En effet, comme le fredonne Gainsbourg, l’amour disparaît au fil de la vie mais n’en est-il pas le fil conducteur, le même qui aurait permis à Thésée de sauver sa vie ?
Même si Melody est parfois ramenée à une certaine forme d’innocence dans Ah Melody, L’hôtel Particulier est le titre qui retient notre attention. Nous perdons ici tout repère spatio-temporel.
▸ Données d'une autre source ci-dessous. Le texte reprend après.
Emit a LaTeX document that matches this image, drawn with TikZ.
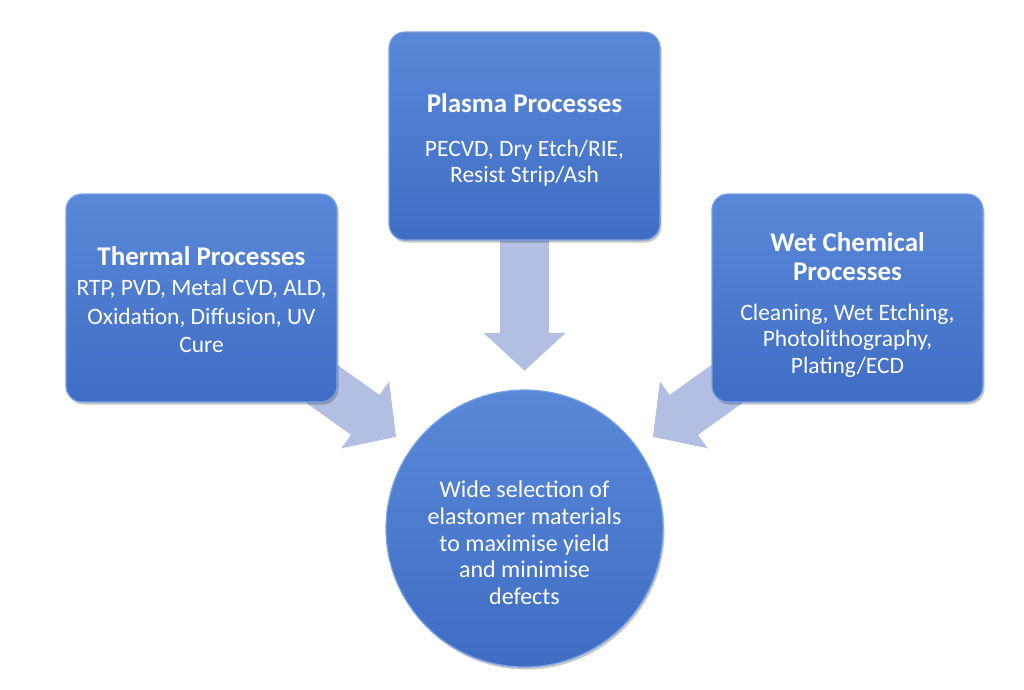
\documentclass[tikz,border=0pt]{standalone}
\usepackage{fontspec}
\setmainfont{Carlito}
\usetikzlibrary{arrows.meta}
\definecolor{boxtop}{HTML}{5A88D8}
\definecolor{boxbot}{HTML}{3F6DC4}
\definecolor{boxedge}{HTML}{7AA2E6}
\definecolor{arrowfill}{HTML}{B2BFE3}
\tikzset{
  procbox/.style={rectangle, rounded corners=16pt, minimum width=271pt, minimum height=208pt,
    top color=boxtop, bottom color=boxbot, draw=boxedge, line width=1.2pt, inner sep=0pt},
  boxshadow/.style={rectangle, rounded corners=16pt, minimum width=271pt, minimum height=208pt,
    fill=black, fill opacity=0.22, inner sep=0pt},
  hubcircle/.style={circle, minimum size=277pt, top color=boxtop, bottom color=boxbot,
    draw=boxedge, line width=1.2pt, inner sep=0pt},
  hubshadow/.style={circle, minimum size=277pt, fill=black, fill opacity=0.22, inner sep=0pt},
  tline/.style={text=white, anchor=base, inner sep=0pt, font=\fontsize{27}{30}\selectfont\bfseries},
  bline/.style={text=white, anchor=base, inner sep=0pt, font=\fontsize{23.5}{28}\selectfont},
  cline/.style={text=white, anchor=base, inner sep=0pt, font=\fontsize{24}{27}\selectfont},
  bigarrow/.style={draw=arrowfill, line width=49pt,
    -{Triangle[width=80pt,length=38pt]}, shorten >=19pt},
}
\begin{document}
\begin{tikzpicture}[x=1pt,y=-1pt]
\useasboundingbox (0,0) rectangle (1024,689);
% node positions
\coordinate (pThermal) at (201.5,298);
\coordinate (pPlasma) at (524.5,136);
\coordinate (pWet) at (847.5,298);
\node[circle, minimum size=277pt, inner sep=0pt] (hub) at (524.5,528.5) {};
% arrows (behind)
\draw[bigarrow] (pThermal) -- (hub);
\draw[bigarrow] (pPlasma) -- (hub);
\draw[bigarrow] (pWet) -- (hub);
% hub
\node[hubshadow] (hubsh) at (526,531) {};
\node[hubcircle] (hubfill) at (hub.center) {};
\node[cline] (c1) at (524.5,497.5) {Wide selection of};
\node[cline] (c2) at (524.5,524.5) {elastomer materials};
\node[cline] (c3) at (524.5,551) {to maximise yield};
\node[cline] (c4) at (524.5,577.5) {and minimise};
\node[cline] (c5) at (524.5,604) {defects};
% boxes
\node[boxshadow] (thermalsh) at (203,300.5) {};
\node[boxshadow] (plasmash) at (526,138.5) {};
\node[boxshadow] (wetsh) at (849,300.5) {};
\node[procbox] (thermal) at (pThermal) {};
\node[procbox] (plasma) at (pPlasma) {};
\node[procbox] (wet) at (pWet) {};
% thermal texts
\node[tline] (th0) at (201.5,265.5) {Thermal Processes};
\node[bline] (th1) at (201.5,295) {RTP, PVD, Metal CVD, ALD,};
\node[bline] (th2) at (201.5,324) {Oxidation, Diffusion, UV};
\node[bline] (th3) at (201.5,352) {Cure};
% plasma texts
\node[tline] (pl0) at (524.5,112) {Plasma Processes};
\node[bline] (pl1) at (524.5,156) {PECVD, Dry Etch/RIE,};
\node[bline] (pl2) at (524.5,182) {Resist Strip/Ash};
% wet texts
\node[tline] (we0) at (847.5,251) {Wet Chemical};
\node[tline] (we1) at (847.5,280) {Processes};
\node[bline] (we2) at (847.5,320) {Cleaning, Wet Etching,};
\node[bline] (we3) at (847.5,346.5) {Photolithography,};
\node[bline] (we4) at (847.5,373) {Plating/ECD};
\end{tikzpicture}
\end{document}
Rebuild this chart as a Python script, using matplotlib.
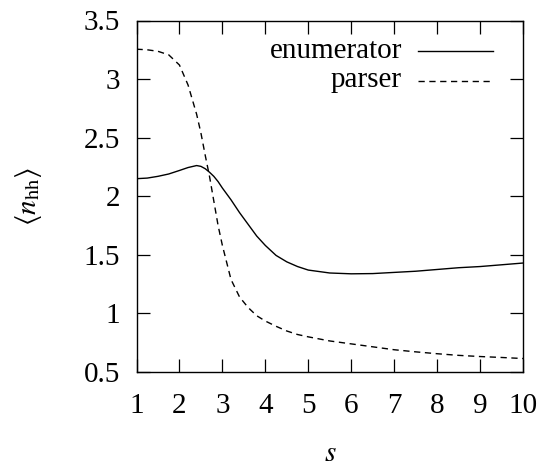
import matplotlib
matplotlib.use("Agg")
import matplotlib.pyplot as plt
from matplotlib.ticker import FormatStrFormatter

plt.rcParams.update({"font.family": "Liberation Serif", "mathtext.fontset": "stix"})

# data
s_vals = [1, 1.25, 1.5, 1.75, 2.0, 2.2, 2.4, 2.5, 2.6, 2.7, 2.8, 2.9, 3.0, 3.2, 3.4, 3.6, 3.8,
          4.0, 4.25, 4.5, 4.75, 5.0, 5.5, 6.0, 6.5, 7.0, 7.5, 8.0, 8.5, 9.0, 9.5, 10.0]
enumerator = [2.15, 2.155, 2.17, 2.19, 2.22, 2.245, 2.262, 2.255, 2.235, 2.205, 2.17, 2.125, 2.07,
              1.97, 1.86, 1.76, 1.66, 1.58, 1.495, 1.44, 1.40, 1.37, 1.345, 1.338, 1.34, 1.35,
              1.36, 1.375, 1.39, 1.40, 1.415, 1.43]
parser = [3.255, 3.25, 3.237, 3.207, 3.12, 2.95, 2.70, 2.54, 2.35, 2.17, 1.96, 1.75, 1.58,
          1.29, 1.14, 1.05, 0.98, 0.935, 0.89, 0.85, 0.82, 0.80, 0.765, 0.74, 0.715, 0.69,
          0.672, 0.656, 0.642, 0.632, 0.624, 0.615]
series_names = ["enumerator", "parser"]
x_ticks = [1, 2, 3, 4, 5, 6, 7, 8, 9, 10]
y_ticks = [0.5, 1, 1.5, 2, 2.5, 3, 3.5]

FS = 21
DASH = (0, (4.5, 3.3))

fig = plt.figure(figsize=(5.45, 4.66), dpi=100)
ax = fig.add_axes([136.5 / 545, 1 - 372 / 466, 386.5 / 545, 351.5 / 466])

ax.plot(s_vals, enumerator, color="black", lw=1.0)
ax.plot(s_vals, parser, color="black", lw=1.0, linestyle=DASH)

ax.set_xlim(1, 10); ax.set_ylim(0.5, 3.5)
ax.set_xticks(x_ticks); ax.set_yticks(y_ticks)
ax.yaxis.set_major_formatter(FormatStrFormatter("%g"))
ax.tick_params(direction="in", length=9.5, width=0.9, top=True, right=True, labelsize=FS)
ax.tick_params(axis="x", pad=15)
ax.tick_params(axis="y", pad=12)
for sp in ax.spines.values():
    sp.set_linewidth(1.0)

# gnuplot style legend: right aligned labels, sample line to the right
ax.text(0.687, 0.893, series_names[0], transform=ax.transAxes, ha="right", va="baseline", fontsize=FS)
ax.text(0.687, 0.810, series_names[1], transform=ax.transAxes, ha="right", va="baseline", fontsize=FS)
ax.plot([0.729, 0.922], [0.913, 0.913], transform=ax.transAxes, color="black", lw=1.0)
ax.plot([0.729, 0.922], [0.829, 0.829], transform=ax.transAxes, color="black", lw=1.0, linestyle=DASH)

fig.text(28 / 545, 1 - 196 / 466, r"$\langle n_{\rm hh}\rangle$", rotation=90,
         ha="center", va="center", fontsize=FS)
fig.text(330 / 545, 1 - 454 / 466, r"$s$", ha="center", va="center", fontsize=FS)

fig.savefig("out.png", dpi=100, facecolor="white")
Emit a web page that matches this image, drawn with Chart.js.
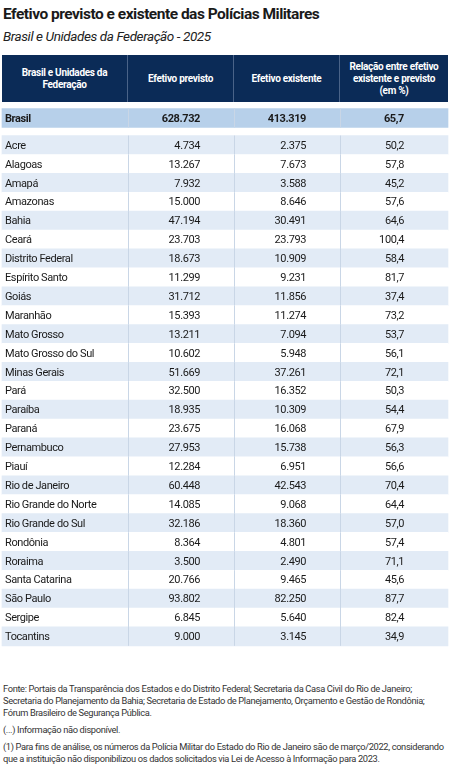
<!DOCTYPE html>
<html><head><meta charset="utf-8">
<script src="https://cdn.jsdelivr.net/npm/chart.js@4"></script>
<style>
body{margin:0;background:#fff;font-family:"Roboto",sans-serif;color:#222;width:451px;height:782px;overflow:hidden;position:relative}
#t{position:absolute;left:3px;top:5px;font-size:15.5px;font-weight:bold;color:#1a1a1a;letter-spacing:-0.5px}
#s{position:absolute;left:3px;top:28px;font-size:13.5px;font-style:italic;color:#222;letter-spacing:-0.4px}
#hd{position:absolute;left:2px;top:55px;width:446px;height:47px;background:#0b2b57;color:#fff;font-weight:bold;font-size:10px;letter-spacing:-0.3px;display:flex}
#hd div{display:flex;align-items:center;justify-content:center;text-align:center;line-height:12px;border-right:1px solid #4a6388;box-sizing:border-box}
#wrap{position:absolute;left:0;top:104px;width:451px;height:556px}
#ft{position:absolute;left:3px;top:683px;width:447px;font-size:9.3px;line-height:12px;color:#333;letter-spacing:-0.35px}
#ft p{margin:0 0 5px 0}
</style></head><body>
<div id="t">Efetivo previsto e existente das Polícias Militares</div>
<div id="s">Brasil e Unidades da Federação - 2025</div>
<div id="hd">
<div style="width:126px">Brasil e Unidades da<br>Federação</div>
<div style="width:106px">Efetivo previsto</div>
<div style="width:106px">Efetivo existente</div>
<div style="width:108px;border:none">Relação entre efetivo<br>existente e previsto<br>(em %)</div>
</div>
<div id="wrap"><canvas id="c" width="451" height="556"></canvas></div>
<div id="ft">
<p>Fonte: Portais da Transparência dos Estados e do Distrito Federal; Secretaria da Casa Civil do Rio de Janeiro; Secretaria do Planejamento da Bahia; Secretaria de Estado de Planejamento, Orçamento e Gestão de Rondônia; Fórum Brasileiro de Segurança Pública.</p>
<p>(...) Informação não disponível.</p>
<p>(1) Para fins de análise, os números da Polícia Militar do Estado do Rio de Janeiro são de março/2022, considerando que a instituição não disponibilizou os dados solicitados via Lei de Acesso à Informação para 2023.</p>
</div>
<script>
const states = ['Acre','Alagoas','Amapá','Amazonas','Bahia','Ceará','Distrito Federal','Espírito Santo','Goiás','Maranhão','Mato Grosso','Mato Grosso do Sul','Minas Gerais','Pará','Paraíba','Paraná','Pernambuco','Piauí','Rio de Janeiro','Rio Grande do Norte','Rio Grande do Sul','Rondônia','Roraima','Santa Catarina','São Paulo','Sergipe','Tocantins'];
const previsto = ['4.734','13.267','7.932','15.000','47.194','23.703','18.673','11.299','31.712','15.393','13.211','10.602','51.669','32.500','18.935','23.675','27.953','12.284','60.448','14.085','32.186','8.364','3.500','20.766','93.802','6.845','9.000'];
const existente = ['2.375','7.673','3.588','8.646','30.491','23.793','10.909','9.231','11.856','11.274','7.094','5.948','37.261','16.352','10.309','16.068','15.738','6.951','42.543','9.068','18.360','4.801','2.490','9.465','82.250','5.640','3.145'];
const relacao = ['50,2','57,8','45,2','57,6','64,6','100,4','58,4','81,7','37,4','73,2','53,7','56,1','72,1','50,3','54,4','67,9','56,3','56,6','70,4','64,4','57,0','57,4','71,1','45,6','87,7','82,4','34,9'];
const brasil = ['Brasil','628.732','413.319','65,7'];

const edges = [2,128,234,340,448];
const BRASIL_Y = -1.43;
const rows = [{y:BRASIL_Y, cells:brasil, bold:true, color:'#b7d0ea'}]
  .concat(states.map((s,i)=>({y:i, cells:[s,previsto[i],existente[i],relacao[i]], bold:false, color:i%2===0?'#e2ebf6':'#ffffff'})));

const textPlugin = {
  id:'cells',
  afterDatasetsDraw(chart){
    const {ctx, scales:{x,y}} = chart;
    ctx.save();
    ctx.strokeStyle = '#c9d6e6'; ctx.lineWidth = 1;
    [1,2,3].forEach(k=>{
      const px = Math.round(x.getPixelForValue(edges[k]))+0.5;
      rows.forEach(r=>{
        ctx.beginPath();
        ctx.moveTo(px, y.getPixelForValue(r.y-0.5)); ctx.lineTo(px, y.getPixelForValue(r.y+0.5)); ctx.stroke();
      });
    });
    ctx.textBaseline = 'middle'; ctx.fillStyle = '#1a1a1a';
    if ('letterSpacing' in ctx) ctx.letterSpacing = '-0.4px';
    const rightX = [0,200,306,404];
    rows.forEach(r=>{
      ctx.font = (r.bold?'bold ':'')+'11px Roboto, sans-serif';
      const py = y.getPixelForValue(r.y)+1;
      ctx.textAlign = 'left'; ctx.fillText(r.cells[0], x.getPixelForValue(5), py);
      ctx.textAlign = 'right';
      for(let k=1;k<4;k++) ctx.fillText(r.cells[k], x.getPixelForValue(rightX[k]), py);
    });
    ctx.restore();
  }
};

new Chart(document.getElementById('c'), {
  type:'bar',
  data:{datasets:[{
    data: rows.map(r=>({x:[edges[0],edges[4]], y:r.y})),
    backgroundColor: rows.map(r=>r.color),
    barThickness: 18.9, borderWidth:0
  }]},
  options:{
    indexAxis:'y', responsive:false, animation:false,
    layout:{padding:0},
    plugins:{legend:{display:false}, tooltip:{enabled:false}},
    scales:{
      x:{type:'linear', min:0, max:451, display:false, offset:false},
      y:{type:'linear', min:-2.17, max:27.25, reverse:true, display:false, offset:false}
    }
  },
  plugins:[textPlugin]
});
</script>
</body></html>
La rue n’est pas nommée, si ce n’est de manière anonyme sous le qualificatif de Rue X, faisant ainsi une référence aux corps qui dans cet espace s’entrechoquent.
La femme est représentée par la présence de statue d’Aphrodite, mais aussi de Salomé et de Cléopâtre, autant de femmes qui se sont joué des hommes qu’elles attiraient dans leurs filets.
Il pourrait s’agir d’un hymne à la beauté du corps et des sens si l’hôtel ne se faisait pas également pas le témoin de l’humanité et de ses maux, sur lesquels essaye de se poser toute la poésie des mots afin de les dissimuler avec peine.
L’homme, dont l’image est réfléchie se retrouve face à lui-même et est renvoyé à ses pêchés.
L’avant dernier titre de l’album annonce un retournement de situation, en laissant entendre une version instrumentale teintée de quelques rires de femme qui semblent être poursuivie. Dans les titres précédents, c’est elle qui poursuivait l’homme dans ses pensées.
Gainsbourg prédit à la fin de ce titre une fin tragique à Melody.
L’annonce du crash de l’avion laisse le cœur de son amant en deuil et désemparé. L’album retrouve ici toute sa profondeur poétique en faisant référence au culte du cargo qui plonge le narrateur dans un entre deux monde n’ayant pour seul Dieu que celui qui voudra bien lui répondre, quelqu’il soit.
Ainsi s’achève l’histoire de Melody Nelson, qui pourtant ne disparaîtra jamais vraiment de la pensée de Gainsbourg, faisant de cette tragédie des temps modernes une œuvre incontournable de L’Artiste même si cet album ne sera pas de ceux qui suscitera le plus d’enthousiasme parmi les fans.